▸ TASK INSTRUCTIONS: Read the listing and extract each line that includes the word "this".

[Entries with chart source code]
┌────────
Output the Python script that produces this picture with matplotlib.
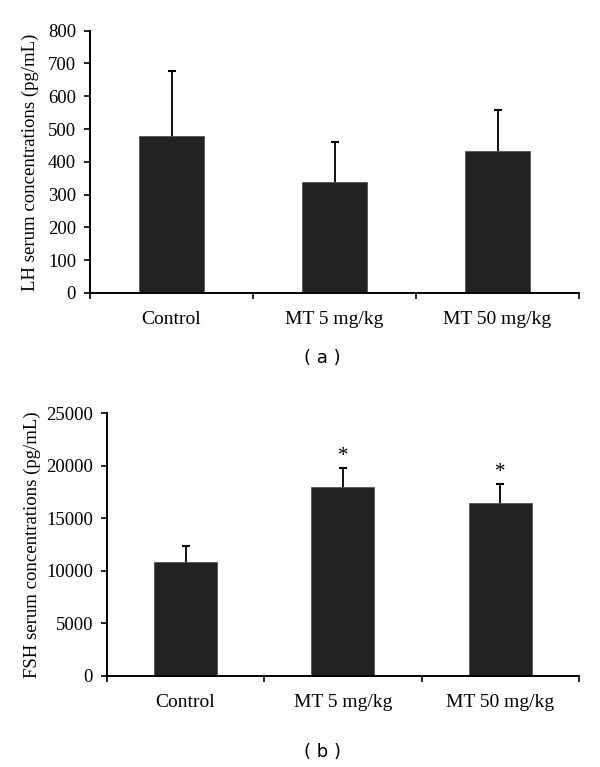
import matplotlib.pyplot as plt
import numpy as np

plt.rcParams['font.family'] = ['Liberation Serif', 'DejaVu Serif']

groups = ['Control', 'MT 5 mg/kg', 'MT 50 mg/kg']
lh_mean = [479, 340, 434]
lh_err = [198, 122, 123]
fsh_mean = [10860, 18000, 16420]
fsh_err = [1520, 1750, 1810]
fsh_marks = ['', '*', '*']

bar_color = '#222222'
fig = plt.figure(figsize=(6, 7.67), dpi=100)


def draw(ax, means, errs, ymax, ystep, ylabel, label_x):
    x = np.arange(len(groups))
    # symmetric error bars behind the bars, so only the upper half shows
    ax.errorbar(x, means, yerr=errs, fmt='none',
                ecolor='black', elinewidth=1.3, capsize=3, capthick=1.5, zorder=1)
    ax.bar(x, means, width=0.4, color=bar_color, edgecolor='#555555', linewidth=0.6, zorder=2)
    ax.set_xlim(-0.5, len(groups) - 0.5)
    ax.set_ylim(0, ymax)
    ax.set_yticks(np.arange(0, ymax + 1, ystep))
    # category boundaries carry the tick marks, names sit in between
    ax.set_xticks(np.arange(-0.5, len(groups), 1.0))
    ax.set_xticklabels([])
    ax.set_xticks(x, minor=True)
    ax.set_xticklabels(groups, minor=True, fontsize=14)
    ax.tick_params(axis='x', which='minor', length=0, pad=13)
    ax.tick_params(axis='x', which='major', direction='out', length=4, width=1.2)
    ax.tick_params(axis='y', direction='out', length=4, width=1.2, labelsize=13.5, pad=6)
    for s in ['top', 'right']:
        ax.spines[s].set_visible(False)
    for s in ['left', 'bottom']:
        ax.spines[s].set_linewidth(1.4)
    ax.set_ylabel(ylabel, fontsize=13.5)
    ax.yaxis.set_label_coords(label_x, 0.5)
    return x


ax1 = fig.add_axes([0.15, 0.618, 0.815, 0.342])
draw(ax1, lh_mean, lh_err, 800, 100, 'LH serum concentrations (pg/mL)', -0.105)

ax2 = fig.add_axes([0.178, 0.119, 0.787, 0.342])
xs = draw(ax2, fsh_mean, fsh_err, 25000, 5000, 'FSH serum concentrations (pg/mL)', -0.14)
for xi, m, e, t in zip(xs, fsh_mean, fsh_err, fsh_marks):
    if t:
        ax2.text(xi, m + e + 250, t, ha='center', va='bottom', fontsize=15)

fig.text(0.538, 1 - 358 / 767, '( a )', ha='center', va='center',
         fontsize=13, family='DejaVu Sans')
fig.text(0.538, 1 - 752 / 767, '( b )', ha='center', va='center',
         fontsize=13, family='DejaVu Sans')

fig.savefig('out.png', dpi=100)
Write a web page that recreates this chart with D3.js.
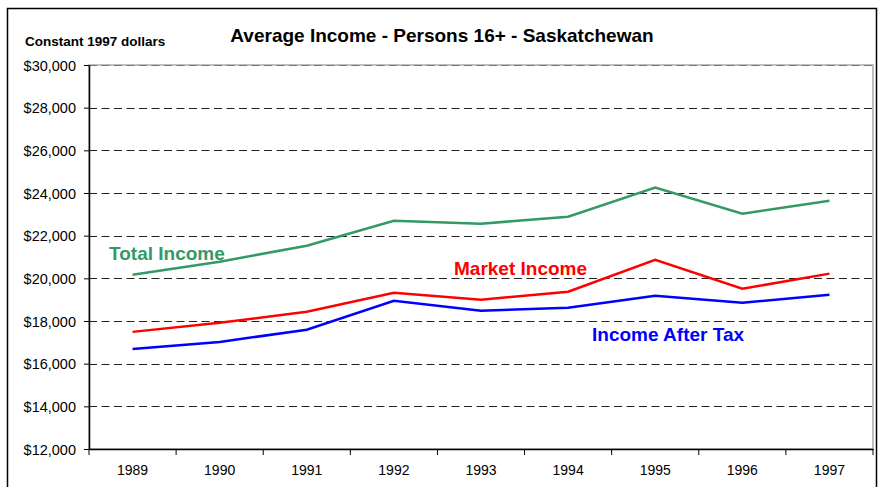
<!DOCTYPE html>
<html>
<head>
<meta charset="utf-8">
<script src="https://cdn.jsdelivr.net/npm/d3@7"></script>
<style>
  body { margin: 0; background: #fff; }
  svg { font-family: Arial, "Liberation Sans", sans-serif; }
  .grid line { stroke-dasharray: 8, 4.5; }
  .axis path, .axis line { stroke: #000; }
  .axis text { fill: #000; font-size: 14px; }
  .series { fill: none; stroke-width: 2.5; }
</style>
</head>
<body>
<div id="container"></div>
<script>
var years = ["1989", "1990", "1991", "1992", "1993", "1994", "1995", "1996", "1997"];
var totalIncome = [20170, 20780, 21530, 22700, 22560, 22890, 24250, 23030, 23640];
var marketIncome = [17490, 17920, 18430, 19320, 19000, 19370, 20870, 19510, 20220];
var afterTax = [16690, 17020, 17590, 18950, 18480, 18620, 19180, 18850, 19230];
var yTicks = [12000, 14000, 16000, 18000, 20000, 22000, 24000, 26000, 28000, 30000];

var width = 879, height = 487;
var margin = { top: 65, right: 6, bottom: 38, left: 89 };

var container = d3.select("#container");
var chart = container
  .append("svg")
    .attr("width", width)
    .attr("height", height);

// outer frame
chart.append("rect")
  .attr("x", 7.5)
  .attr("y", 8.5)
  .attr("width", 869)
  .attr("height", 490)
  .attr("fill", "none")
  .attr("stroke", "#000")
  .attr("stroke-width", 1.5);

var x = d3.scaleBand()
  .domain(years)
  .range([margin.left, width - margin.right]);
var y = d3.scaleLinear()
  .domain([12000, 30000])
  .range([height - margin.bottom, margin.top]);

// plot area border (gray)
chart.append("rect")
  .attr("x", margin.left)
  .attr("y", y(30000))
  .attr("width", width - margin.right - margin.left)
  .attr("height", y(12000) - y(30000))
  .attr("fill", "none")
  .attr("stroke", "#aaa")
  .attr("stroke-width", 1.5);

var grid = chart.append("g")
  .classed("grid", true);
grid.selectAll("line")
  .data(yTicks.slice(1))
  .enter().append("line")
    .attr("x1", margin.left)
    .attr("x2", width - margin.right)
    .attr("y1", function(d) { return Math.round(y(d)) + 0.5; })
    .attr("y2", function(d) { return Math.round(y(d)) + 0.5; })
    .attr("stroke", function(d) { return d == 30000 ? "#777" : "#222"; });

var xAxis = d3.axisBottom(x)
  .tickSizeOuter(0)
  .tickSizeInner(0)
  .tickPadding(16);
var xAxisGroup = chart.append("g")
  .classed("axis", true)
  .attr("transform", "translate(0, " + y(12000) + ")")
  .call(xAxis);
xAxisGroup.select(".domain").attr("stroke-width", 1.5);
// ticks between categories
xAxisGroup.selectAll(".sep")
  .data(years)
  .enter().append("line")
    .classed("sep", true)
    .attr("x1", function(d) { return x(d); })
    .attr("x2", function(d) { return x(d); })
    .attr("y1", 0)
    .attr("y2", 6);
xAxisGroup.append("line")
  .attr("x1", width - margin.right)
  .attr("x2", width - margin.right)
  .attr("y1", 0)
  .attr("y2", 6);

var yAxis = d3.axisLeft(y)
  .tickValues(yTicks)
  .tickFormat(d3.format("$,.0f"))
  .tickSizeOuter(0)
  .tickSizeInner(5)
  .tickPadding(8);
var yAxisGroup = chart.append("g")
  .classed("axis", true)
  .attr("transform", "translate(" + margin.left + ", 0)")
  .call(yAxis);
yAxisGroup.select(".domain").attr("stroke-width", 1.5);
yAxisGroup.selectAll("text")
  .attr("dy", "0.36em")
  .style("font-size", "14.5px");

var line = d3.line()
  .x(function(d, i) { return x(years[i]) + x.bandwidth() / 2; })
  .y(function(d) { return y(d); });

var series = [
  { values: totalIncome, color: "#339966" },
  { values: marketIncome, color: "#ff0000" },
  { values: afterTax, color: "#0000ff" }
];
chart.selectAll(".series")
  .data(series)
  .enter().append("path")
    .classed("series", true)
    .attr("stroke", function(d) { return d.color; })
    .attr("d", function(d) { return line(d.values); });

// labels
chart.append("text")
  .attr("x", 109)
  .attr("y", 260)
  .attr("fill", "#339966")
  .style("font-size", "19px")
  .style("font-weight", "bold")
  .text("Total Income");
chart.append("text")
  .attr("x", 454)
  .attr("y", 275)
  .attr("fill", "#ff0000")
  .style("font-size", "19px")
  .style("font-weight", "bold")
  .text("Market Income");
chart.append("text")
  .attr("x", 592)
  .attr("y", 341)
  .attr("fill", "#0000ff")
  .style("font-size", "19px")
  .style("font-weight", "bold")
  .text("Income After Tax");

chart.append("text")
  .attr("x", 442)
  .attr("y", 42)
  .attr("text-anchor", "middle")
  .style("font-size", "19px")
  .style("font-weight", "bold")
  .text("Average Income - Persons 16+ - Saskatchewan");
chart.append("text")
  .attr("x", 25)
  .attr("y", 46)
  .style("font-size", "13.5px")
  .style("font-weight", "bold")
  .text("Constant 1997 dollars");
</script>
</body>
</html>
└────────
▸ THE RESULT:
Output the Python script that produces this picture with matplotlib.
Write a web page that recreates this chart with D3.js.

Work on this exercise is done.